Валя сделала небрежно-равнодушный вид. Юлия Сергеевна внимательно взглянула на нее.
— Вот тоже… Ты уже не девочка, и я могу говорить с тобой откровенно. Признаюсь, мне бы хотелось, чтобы у тебя с Иваном Аркадьевичем были более определенные отношения…
— Мама, ты говоришь глупости! — вспыхнула Валя, и даже шея и уши ее покраснели.
— Почему глупости? Я, знаешь ли, смотрю на эти вещи просто, как мы смотрели в свое время. Через год ты будешь врачом. У него положение. Он тебя любит, я вижу…
— Да? — Валя презрительно покривила губы. — Ты это видишь, а я не вижу. Он меня не любит, а изучает, как своего подопытного кролика. И вообще, не будем об этом говорить.
— Но почему же? — Юлия Сергеевна обиженно смотрела на дочь. — Ничего нет дурного в том, что я думаю о твоем будущем. Иван Аркадьевич — очень солидный человек.
— Разреши мне, мама, самой думать о своей судьбе, — сказала Валя и, взяв газеты, ушла в свою комнату.

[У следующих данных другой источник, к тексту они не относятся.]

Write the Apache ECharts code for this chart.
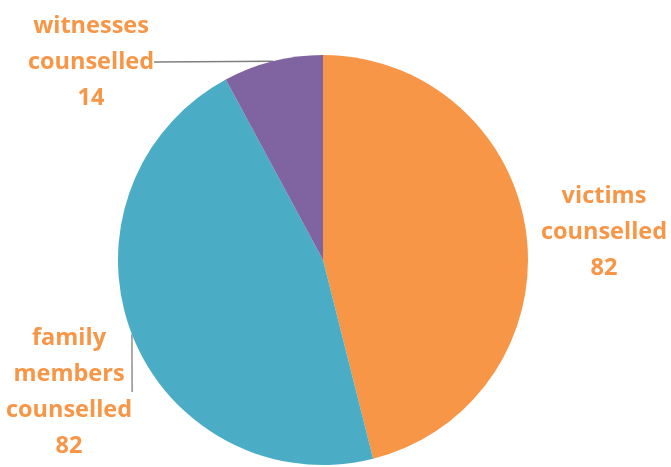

Придвинув кресло к окну, она уселась и долго разглядывала портрет Виктора. Ей казалось — он насмешливо глядит на нее. Отложив газету, она прошлась по комнате. Вот здесь она сидела с Виктором в последний раз. Здесь он поцеловал ее, и лицо его при этом было ужасно смущенным. А вот здесь однажды вечером они, стоя у окна и прижавшись друг к другу, молча смотрели на залитое лунным светом зимнее небо. Почему она тогда отвергла его любовь? Неужели во всем виноват Иван Аркадьевич? Да, он нравился ей, ей льстили его ухаживания и то, что он ходил с ней в театр, а иногда приезжал за ней в институт на маленьком, словно игрушечном фордике. Вале хотелось тогда, чтобы все это видели ее подруги. Но кроме этого, кажется, ничего не было… Иван Аркадьевич был слишком серьезен: он говорил только о своей лаборатории, о своих опытах, и с ним было скучно.
Валя подошла к окну и стала смотреть на улицу. Раздражение против Горбова мешалось с мыслями о Викторе. Ей хотелось плакать.
Солнце уже спряталось за домами, бледные сумерки затопляли город. Ветер гнал по булыжнику пыль, высохшую листву; деревья сердито шумели.
Из окна были видны только мостовая да площадка соседнего двора, все остальное закрывали тополи. По улице прошли женщины в защитных костюмах и с санитарными сумками, а за ними, устало отбивая шаг, прошагали красноармейцы. В соседнем дворе женщины и ребятишки копали щели, носили бревна и доски. Смотреть на них было, тоже скучно, и Валя отвернулась…
8Совсем стемнело, когда приехали Николай Яковлевич Якутов и Иван Аркадьевич. Домработница Гавриловна уже закладывала окна листами черного картона.
Валя услышала голос отца и с выражением печальной томности в глазах вышла из своей комнаты. Увидев отца, всплеснула руками:
— Папа, тебя не узнаешь!
На Ивана Аркадьевича, почтительно пожимавшего ее руку, она даже не взглянула. Вид отца растрогал ее. В его внешности было что-то неловкое и по-ребячьи задорное. Военная гимнастерка с двумя зелеными прямоугольничками в петлицах, обтягивая выдвинутый живот, топорщилась позади петушиным хвостом, на голове с растрепанными, спадающими к ушам седыми волосами прямо, как поповская камилавка, торчала новая, еще не смятая пилотка. У Николая Яковлевича были всегда хмурые глаза, остро и насмешливо смотревшие из-под рыжеватых бровей. Говорил он брюзгливым старческим тенорком.